Written problem
Copy out all the lines in the records that include the word "recreates".

Material
++++++++

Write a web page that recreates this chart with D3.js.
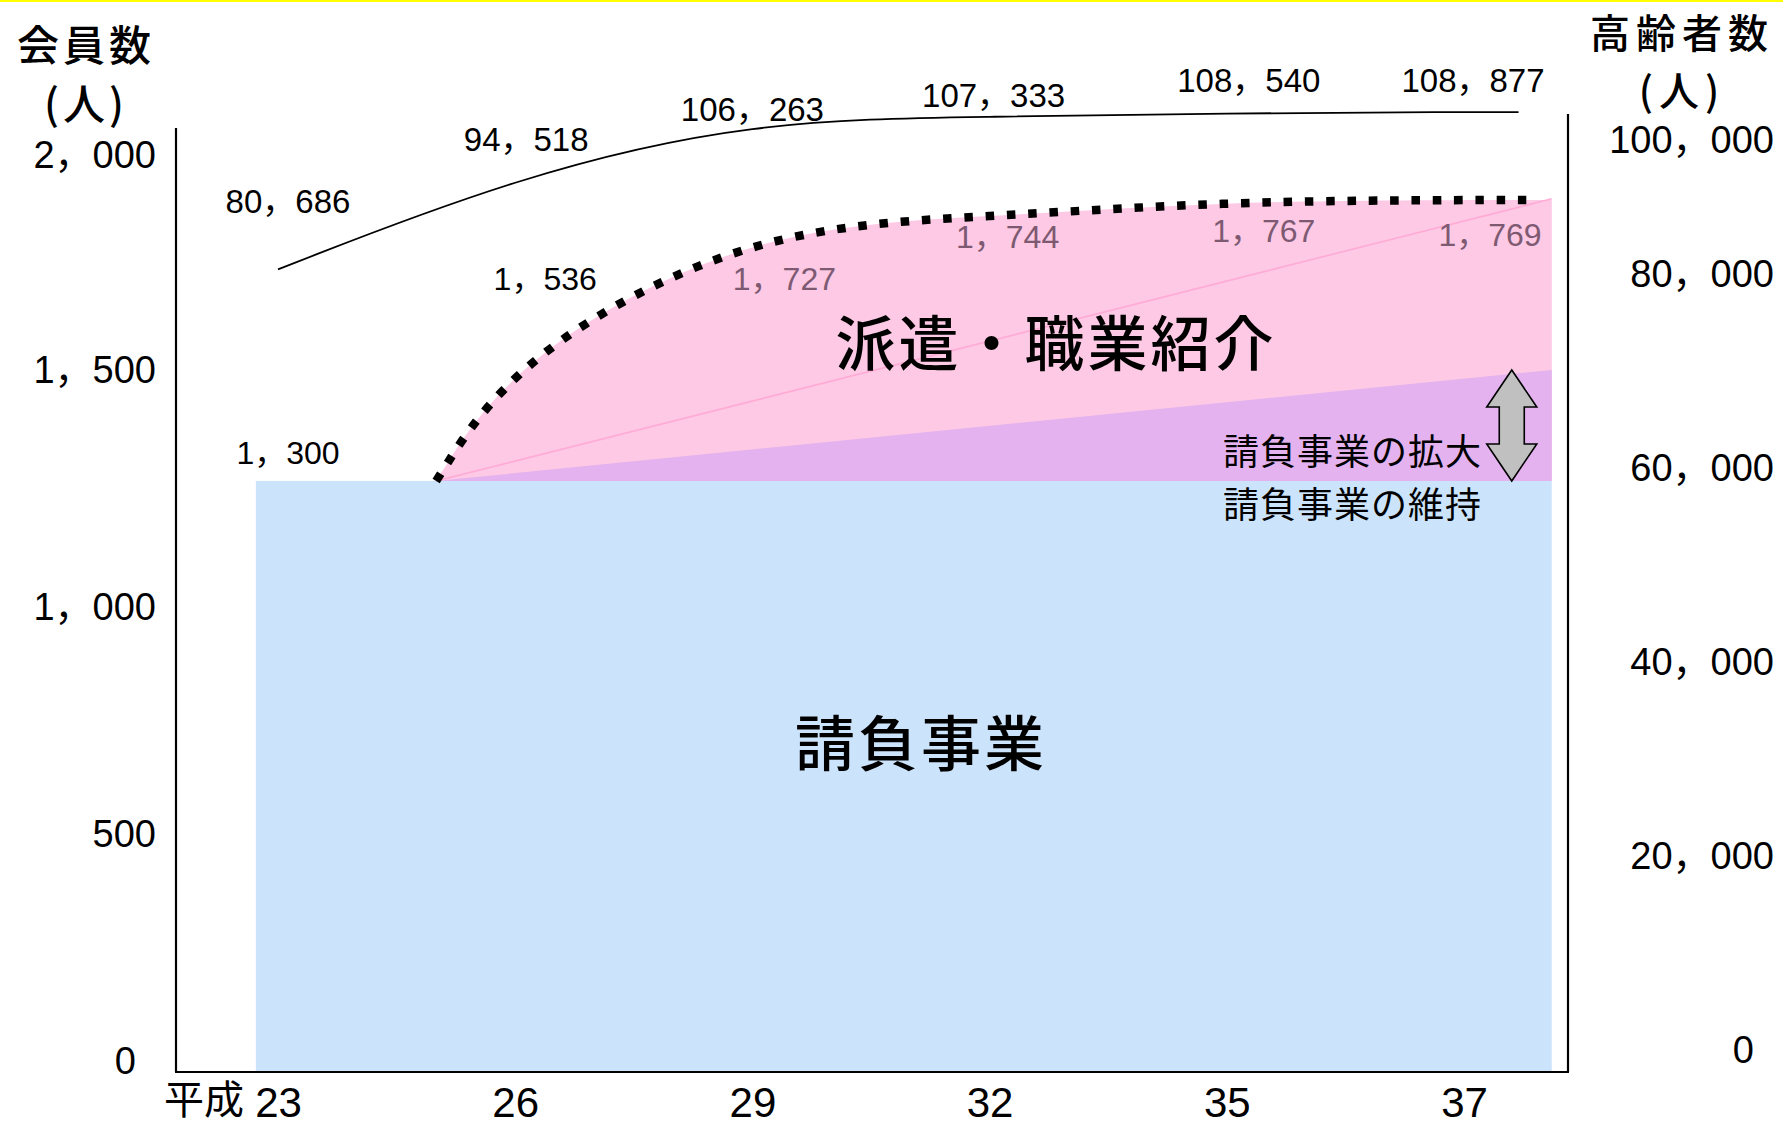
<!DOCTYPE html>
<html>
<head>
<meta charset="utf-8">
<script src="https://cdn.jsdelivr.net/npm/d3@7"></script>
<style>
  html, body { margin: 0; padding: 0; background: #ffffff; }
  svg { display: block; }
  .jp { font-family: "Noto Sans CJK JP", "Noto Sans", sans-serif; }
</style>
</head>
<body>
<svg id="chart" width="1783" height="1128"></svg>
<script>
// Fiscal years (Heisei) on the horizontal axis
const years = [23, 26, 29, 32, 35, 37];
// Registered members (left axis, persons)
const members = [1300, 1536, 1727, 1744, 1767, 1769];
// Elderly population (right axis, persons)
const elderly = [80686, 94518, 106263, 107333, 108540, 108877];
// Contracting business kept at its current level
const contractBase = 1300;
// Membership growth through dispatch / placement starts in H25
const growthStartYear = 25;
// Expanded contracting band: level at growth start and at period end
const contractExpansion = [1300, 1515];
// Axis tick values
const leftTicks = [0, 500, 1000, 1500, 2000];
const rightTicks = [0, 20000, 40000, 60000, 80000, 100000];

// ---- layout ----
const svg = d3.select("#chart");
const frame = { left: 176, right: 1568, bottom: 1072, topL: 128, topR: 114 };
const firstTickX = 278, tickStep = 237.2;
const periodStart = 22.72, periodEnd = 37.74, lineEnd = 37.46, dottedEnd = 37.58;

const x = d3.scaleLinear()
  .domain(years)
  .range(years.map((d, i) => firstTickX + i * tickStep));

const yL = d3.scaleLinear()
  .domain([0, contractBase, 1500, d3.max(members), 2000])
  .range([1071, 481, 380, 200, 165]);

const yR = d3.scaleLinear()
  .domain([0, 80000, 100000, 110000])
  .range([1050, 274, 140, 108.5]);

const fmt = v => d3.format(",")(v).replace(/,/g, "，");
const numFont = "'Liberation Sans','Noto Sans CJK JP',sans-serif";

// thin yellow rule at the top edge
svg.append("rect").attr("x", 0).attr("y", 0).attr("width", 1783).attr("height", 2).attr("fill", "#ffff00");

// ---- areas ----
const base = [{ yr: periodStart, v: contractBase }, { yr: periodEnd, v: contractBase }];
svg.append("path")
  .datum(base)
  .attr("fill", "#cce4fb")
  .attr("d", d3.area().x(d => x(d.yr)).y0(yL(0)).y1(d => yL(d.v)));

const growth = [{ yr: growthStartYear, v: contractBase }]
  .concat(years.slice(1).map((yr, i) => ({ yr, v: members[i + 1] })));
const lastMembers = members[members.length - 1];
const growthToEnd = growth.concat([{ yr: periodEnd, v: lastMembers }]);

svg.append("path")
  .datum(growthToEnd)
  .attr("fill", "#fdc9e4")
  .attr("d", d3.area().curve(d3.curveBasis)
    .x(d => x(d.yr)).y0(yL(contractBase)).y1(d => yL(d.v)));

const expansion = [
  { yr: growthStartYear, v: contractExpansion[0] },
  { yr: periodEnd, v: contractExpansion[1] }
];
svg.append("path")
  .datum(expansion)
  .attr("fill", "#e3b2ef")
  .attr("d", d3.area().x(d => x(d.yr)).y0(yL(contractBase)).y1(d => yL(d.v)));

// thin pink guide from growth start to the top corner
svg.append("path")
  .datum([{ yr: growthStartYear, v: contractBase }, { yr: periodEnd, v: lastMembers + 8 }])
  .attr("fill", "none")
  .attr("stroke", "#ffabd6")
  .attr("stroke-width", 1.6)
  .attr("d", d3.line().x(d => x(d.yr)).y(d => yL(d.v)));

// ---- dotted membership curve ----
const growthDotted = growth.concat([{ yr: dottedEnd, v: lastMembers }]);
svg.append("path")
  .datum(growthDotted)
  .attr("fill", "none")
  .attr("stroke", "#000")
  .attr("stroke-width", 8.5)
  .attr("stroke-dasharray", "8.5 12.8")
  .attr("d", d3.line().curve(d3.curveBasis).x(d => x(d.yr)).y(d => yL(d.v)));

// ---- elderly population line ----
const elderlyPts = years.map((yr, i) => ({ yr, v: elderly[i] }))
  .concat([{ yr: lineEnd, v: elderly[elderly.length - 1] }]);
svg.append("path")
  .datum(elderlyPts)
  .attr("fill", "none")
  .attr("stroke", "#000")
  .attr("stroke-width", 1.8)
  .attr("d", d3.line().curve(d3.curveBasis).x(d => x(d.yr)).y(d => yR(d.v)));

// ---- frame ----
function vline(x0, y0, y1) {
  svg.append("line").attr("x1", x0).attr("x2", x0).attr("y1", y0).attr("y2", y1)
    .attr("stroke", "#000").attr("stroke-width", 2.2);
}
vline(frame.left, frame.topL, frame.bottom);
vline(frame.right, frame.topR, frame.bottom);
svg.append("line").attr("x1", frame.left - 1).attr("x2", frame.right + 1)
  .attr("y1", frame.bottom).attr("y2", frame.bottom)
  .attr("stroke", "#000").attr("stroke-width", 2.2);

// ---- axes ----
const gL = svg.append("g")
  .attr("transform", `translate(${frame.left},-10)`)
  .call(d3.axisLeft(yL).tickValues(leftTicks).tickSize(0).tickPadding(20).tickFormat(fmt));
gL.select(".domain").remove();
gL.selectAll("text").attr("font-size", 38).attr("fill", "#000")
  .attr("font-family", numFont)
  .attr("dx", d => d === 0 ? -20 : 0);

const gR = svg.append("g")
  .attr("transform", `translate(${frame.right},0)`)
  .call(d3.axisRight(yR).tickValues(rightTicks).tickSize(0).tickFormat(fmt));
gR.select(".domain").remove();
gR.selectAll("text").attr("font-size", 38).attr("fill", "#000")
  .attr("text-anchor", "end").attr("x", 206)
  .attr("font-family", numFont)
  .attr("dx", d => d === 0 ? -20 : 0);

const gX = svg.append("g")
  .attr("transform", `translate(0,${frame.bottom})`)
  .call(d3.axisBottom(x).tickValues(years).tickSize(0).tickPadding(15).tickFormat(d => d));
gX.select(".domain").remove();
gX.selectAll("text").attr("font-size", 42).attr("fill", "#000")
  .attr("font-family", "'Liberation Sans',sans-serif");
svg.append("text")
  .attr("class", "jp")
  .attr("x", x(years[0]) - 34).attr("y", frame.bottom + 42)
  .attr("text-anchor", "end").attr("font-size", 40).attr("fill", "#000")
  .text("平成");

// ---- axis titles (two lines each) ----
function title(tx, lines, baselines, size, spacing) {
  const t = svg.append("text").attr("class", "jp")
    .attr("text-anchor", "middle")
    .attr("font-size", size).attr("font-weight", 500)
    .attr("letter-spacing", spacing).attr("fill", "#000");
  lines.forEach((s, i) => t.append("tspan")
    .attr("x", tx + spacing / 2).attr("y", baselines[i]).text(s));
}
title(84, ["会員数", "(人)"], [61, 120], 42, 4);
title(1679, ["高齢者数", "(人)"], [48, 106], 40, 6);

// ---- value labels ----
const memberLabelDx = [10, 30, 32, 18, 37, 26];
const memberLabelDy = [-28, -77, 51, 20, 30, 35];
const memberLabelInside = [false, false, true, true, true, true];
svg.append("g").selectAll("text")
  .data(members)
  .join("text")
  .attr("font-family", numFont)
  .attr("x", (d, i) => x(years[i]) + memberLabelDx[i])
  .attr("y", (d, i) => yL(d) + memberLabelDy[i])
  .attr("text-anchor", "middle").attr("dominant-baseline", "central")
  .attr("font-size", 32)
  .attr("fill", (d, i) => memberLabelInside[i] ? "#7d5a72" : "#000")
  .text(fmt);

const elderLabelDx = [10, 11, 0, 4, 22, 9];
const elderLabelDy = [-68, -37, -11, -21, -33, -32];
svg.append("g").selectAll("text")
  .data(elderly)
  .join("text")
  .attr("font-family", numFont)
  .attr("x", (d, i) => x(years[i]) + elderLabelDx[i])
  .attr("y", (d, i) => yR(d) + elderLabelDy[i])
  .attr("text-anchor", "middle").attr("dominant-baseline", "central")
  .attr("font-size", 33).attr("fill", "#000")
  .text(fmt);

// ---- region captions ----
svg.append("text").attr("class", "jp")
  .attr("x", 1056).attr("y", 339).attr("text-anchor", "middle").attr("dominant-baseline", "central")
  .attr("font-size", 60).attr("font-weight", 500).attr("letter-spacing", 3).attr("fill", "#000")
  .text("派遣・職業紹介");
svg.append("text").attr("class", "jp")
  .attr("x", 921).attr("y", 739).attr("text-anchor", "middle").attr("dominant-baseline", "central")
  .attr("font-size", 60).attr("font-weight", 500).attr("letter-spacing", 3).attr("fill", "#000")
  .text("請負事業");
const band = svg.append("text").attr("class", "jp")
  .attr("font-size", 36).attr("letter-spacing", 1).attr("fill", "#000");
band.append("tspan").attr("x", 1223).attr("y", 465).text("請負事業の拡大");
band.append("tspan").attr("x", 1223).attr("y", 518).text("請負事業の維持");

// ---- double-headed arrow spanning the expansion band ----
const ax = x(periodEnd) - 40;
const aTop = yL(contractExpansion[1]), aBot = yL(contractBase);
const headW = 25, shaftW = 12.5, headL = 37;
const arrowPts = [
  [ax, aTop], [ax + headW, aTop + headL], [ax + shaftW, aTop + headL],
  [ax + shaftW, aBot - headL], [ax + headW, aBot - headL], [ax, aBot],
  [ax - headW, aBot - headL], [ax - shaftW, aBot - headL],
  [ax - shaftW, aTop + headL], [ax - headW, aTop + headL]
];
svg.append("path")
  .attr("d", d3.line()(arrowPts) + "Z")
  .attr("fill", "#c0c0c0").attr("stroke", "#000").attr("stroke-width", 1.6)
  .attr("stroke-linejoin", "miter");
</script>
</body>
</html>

++++++++

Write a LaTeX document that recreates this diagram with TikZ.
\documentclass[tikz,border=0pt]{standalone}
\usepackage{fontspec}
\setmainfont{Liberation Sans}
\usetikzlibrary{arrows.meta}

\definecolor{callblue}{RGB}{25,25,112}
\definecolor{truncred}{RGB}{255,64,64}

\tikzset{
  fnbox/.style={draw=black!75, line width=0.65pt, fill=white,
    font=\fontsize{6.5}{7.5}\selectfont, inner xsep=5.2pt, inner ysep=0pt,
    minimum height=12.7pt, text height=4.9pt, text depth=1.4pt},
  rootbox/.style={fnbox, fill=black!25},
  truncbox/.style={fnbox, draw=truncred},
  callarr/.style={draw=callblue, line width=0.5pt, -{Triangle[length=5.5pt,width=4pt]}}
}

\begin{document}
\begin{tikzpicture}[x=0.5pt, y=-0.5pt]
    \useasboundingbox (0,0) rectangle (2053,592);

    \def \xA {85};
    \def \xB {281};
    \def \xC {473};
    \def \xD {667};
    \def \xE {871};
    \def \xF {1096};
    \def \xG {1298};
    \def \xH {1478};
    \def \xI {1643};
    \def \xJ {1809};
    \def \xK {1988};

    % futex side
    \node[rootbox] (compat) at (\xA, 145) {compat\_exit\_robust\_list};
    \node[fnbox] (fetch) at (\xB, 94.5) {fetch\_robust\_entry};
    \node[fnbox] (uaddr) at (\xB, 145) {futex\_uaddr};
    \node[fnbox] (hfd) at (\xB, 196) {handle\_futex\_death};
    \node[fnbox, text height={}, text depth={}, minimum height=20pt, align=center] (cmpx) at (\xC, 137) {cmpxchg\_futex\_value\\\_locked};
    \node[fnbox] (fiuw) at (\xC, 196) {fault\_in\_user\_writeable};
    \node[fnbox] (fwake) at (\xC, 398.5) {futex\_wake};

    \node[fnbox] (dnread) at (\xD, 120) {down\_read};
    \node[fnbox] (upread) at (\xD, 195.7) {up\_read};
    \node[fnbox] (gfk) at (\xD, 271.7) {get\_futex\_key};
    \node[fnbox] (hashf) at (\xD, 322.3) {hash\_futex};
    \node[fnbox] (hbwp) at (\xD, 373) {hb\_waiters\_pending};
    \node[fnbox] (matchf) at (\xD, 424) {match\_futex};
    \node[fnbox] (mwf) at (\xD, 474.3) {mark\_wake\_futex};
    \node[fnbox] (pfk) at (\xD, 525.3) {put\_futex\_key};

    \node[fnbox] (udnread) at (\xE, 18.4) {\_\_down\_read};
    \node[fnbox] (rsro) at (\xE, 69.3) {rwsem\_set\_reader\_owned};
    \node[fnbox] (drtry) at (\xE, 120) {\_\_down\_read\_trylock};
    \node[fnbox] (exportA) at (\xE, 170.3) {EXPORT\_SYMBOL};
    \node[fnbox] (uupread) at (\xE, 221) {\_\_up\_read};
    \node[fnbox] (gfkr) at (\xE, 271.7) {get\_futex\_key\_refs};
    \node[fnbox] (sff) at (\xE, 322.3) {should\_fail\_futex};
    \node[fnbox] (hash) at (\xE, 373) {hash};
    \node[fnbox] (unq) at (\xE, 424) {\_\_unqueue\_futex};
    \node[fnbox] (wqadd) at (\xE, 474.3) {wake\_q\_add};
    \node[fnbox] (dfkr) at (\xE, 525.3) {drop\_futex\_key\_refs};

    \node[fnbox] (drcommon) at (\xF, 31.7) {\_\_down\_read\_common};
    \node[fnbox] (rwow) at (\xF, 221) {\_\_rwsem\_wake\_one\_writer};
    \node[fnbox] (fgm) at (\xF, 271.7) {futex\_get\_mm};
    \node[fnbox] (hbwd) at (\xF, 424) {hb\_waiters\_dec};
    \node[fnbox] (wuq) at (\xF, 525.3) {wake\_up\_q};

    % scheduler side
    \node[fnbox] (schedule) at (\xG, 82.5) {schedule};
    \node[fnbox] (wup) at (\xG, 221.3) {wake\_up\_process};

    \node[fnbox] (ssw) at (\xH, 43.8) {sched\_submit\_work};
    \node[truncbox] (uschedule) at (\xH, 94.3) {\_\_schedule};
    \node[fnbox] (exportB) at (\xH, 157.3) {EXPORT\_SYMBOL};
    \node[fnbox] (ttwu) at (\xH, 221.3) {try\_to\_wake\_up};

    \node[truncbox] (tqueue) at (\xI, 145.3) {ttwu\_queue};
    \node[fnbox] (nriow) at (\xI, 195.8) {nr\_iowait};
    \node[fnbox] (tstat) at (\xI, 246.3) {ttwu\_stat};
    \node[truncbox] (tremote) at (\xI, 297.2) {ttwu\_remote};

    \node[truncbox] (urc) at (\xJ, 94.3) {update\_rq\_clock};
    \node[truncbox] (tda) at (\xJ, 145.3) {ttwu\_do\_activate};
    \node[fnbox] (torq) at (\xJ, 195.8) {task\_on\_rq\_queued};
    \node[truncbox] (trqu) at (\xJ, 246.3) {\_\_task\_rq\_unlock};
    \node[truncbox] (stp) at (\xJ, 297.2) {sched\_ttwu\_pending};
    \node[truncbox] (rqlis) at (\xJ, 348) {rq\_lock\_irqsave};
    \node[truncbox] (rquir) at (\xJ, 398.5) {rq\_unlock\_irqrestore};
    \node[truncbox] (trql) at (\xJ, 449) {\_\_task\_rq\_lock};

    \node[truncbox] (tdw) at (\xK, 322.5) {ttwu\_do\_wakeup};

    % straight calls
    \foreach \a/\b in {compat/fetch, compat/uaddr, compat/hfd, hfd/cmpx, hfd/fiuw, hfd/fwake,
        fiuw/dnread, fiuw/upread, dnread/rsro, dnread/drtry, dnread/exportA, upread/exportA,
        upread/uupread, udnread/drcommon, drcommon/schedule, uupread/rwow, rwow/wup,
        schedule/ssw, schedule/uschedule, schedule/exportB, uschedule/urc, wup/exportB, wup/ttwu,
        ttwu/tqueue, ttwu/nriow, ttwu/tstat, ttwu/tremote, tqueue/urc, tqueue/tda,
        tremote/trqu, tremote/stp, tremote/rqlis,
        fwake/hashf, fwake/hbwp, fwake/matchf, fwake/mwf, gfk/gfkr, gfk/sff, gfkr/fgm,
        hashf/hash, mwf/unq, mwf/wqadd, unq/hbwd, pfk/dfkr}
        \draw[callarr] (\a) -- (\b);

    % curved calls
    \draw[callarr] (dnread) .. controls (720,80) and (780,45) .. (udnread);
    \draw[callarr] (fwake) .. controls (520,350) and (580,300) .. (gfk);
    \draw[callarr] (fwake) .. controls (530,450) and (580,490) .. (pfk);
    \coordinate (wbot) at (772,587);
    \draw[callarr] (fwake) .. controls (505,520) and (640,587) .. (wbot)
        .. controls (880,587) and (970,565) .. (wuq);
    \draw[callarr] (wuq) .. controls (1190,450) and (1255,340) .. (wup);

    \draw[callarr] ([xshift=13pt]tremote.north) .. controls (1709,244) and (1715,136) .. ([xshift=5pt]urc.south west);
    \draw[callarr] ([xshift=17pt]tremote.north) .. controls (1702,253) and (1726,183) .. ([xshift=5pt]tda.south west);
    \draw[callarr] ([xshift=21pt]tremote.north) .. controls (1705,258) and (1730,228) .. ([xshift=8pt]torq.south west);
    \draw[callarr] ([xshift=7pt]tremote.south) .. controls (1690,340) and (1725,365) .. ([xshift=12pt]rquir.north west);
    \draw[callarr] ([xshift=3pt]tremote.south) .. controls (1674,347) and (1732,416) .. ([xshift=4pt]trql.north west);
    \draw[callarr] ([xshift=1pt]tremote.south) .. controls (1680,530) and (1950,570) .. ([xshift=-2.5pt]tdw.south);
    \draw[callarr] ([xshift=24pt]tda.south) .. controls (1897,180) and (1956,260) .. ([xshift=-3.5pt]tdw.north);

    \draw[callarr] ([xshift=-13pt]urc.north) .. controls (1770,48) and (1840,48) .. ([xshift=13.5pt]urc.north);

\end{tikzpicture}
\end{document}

++++++++

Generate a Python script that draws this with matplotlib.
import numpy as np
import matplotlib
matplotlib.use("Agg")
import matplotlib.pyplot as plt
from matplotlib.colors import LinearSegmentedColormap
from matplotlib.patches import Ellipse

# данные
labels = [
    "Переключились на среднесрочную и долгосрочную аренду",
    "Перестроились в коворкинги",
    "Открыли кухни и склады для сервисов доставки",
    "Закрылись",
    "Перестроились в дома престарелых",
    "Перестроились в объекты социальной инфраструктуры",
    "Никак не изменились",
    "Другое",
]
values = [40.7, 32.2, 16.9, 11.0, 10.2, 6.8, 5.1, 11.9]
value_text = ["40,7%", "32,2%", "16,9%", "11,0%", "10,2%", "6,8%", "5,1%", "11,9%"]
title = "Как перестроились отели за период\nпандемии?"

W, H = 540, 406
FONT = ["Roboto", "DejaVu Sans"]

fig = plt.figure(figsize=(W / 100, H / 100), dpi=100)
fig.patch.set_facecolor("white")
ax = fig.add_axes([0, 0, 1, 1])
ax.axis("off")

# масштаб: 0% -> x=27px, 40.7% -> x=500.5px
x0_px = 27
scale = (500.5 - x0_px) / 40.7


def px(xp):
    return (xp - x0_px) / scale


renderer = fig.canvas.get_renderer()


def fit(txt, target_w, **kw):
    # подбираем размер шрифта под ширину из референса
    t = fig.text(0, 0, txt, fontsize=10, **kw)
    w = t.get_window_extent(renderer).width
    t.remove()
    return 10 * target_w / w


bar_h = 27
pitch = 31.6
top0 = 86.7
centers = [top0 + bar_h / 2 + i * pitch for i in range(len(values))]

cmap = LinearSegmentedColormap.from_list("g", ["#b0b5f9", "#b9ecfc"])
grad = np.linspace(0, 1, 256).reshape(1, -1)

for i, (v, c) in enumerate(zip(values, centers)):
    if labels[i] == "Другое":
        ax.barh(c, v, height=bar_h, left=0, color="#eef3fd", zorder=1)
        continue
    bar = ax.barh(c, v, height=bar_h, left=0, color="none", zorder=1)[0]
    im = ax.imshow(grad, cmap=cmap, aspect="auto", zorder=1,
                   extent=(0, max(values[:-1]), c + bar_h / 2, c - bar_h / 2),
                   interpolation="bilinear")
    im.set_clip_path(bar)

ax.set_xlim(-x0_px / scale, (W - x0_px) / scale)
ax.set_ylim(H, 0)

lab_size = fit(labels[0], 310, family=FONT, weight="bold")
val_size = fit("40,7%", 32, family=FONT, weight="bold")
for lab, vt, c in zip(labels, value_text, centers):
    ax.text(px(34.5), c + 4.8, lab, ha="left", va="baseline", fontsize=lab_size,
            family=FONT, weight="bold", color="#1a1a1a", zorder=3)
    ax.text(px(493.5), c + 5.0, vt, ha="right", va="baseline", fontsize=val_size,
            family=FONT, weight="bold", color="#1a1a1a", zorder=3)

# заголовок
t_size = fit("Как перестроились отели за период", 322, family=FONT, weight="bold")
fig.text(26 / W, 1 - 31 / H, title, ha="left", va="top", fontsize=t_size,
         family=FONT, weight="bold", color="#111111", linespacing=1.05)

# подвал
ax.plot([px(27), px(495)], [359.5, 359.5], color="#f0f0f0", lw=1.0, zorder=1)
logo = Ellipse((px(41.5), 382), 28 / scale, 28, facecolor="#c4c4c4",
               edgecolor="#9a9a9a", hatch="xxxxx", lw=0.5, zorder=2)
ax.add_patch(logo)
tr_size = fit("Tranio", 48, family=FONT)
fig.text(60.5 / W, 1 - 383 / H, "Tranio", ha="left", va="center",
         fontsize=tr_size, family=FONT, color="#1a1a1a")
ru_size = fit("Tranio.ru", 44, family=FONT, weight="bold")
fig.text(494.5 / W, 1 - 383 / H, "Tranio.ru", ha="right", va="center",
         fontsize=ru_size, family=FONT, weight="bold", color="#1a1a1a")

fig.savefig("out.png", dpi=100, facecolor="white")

++++++++

Solution to this task
Write a web page that recreates this chart with D3.js.
Write a LaTeX document that recreates this diagram with TikZ.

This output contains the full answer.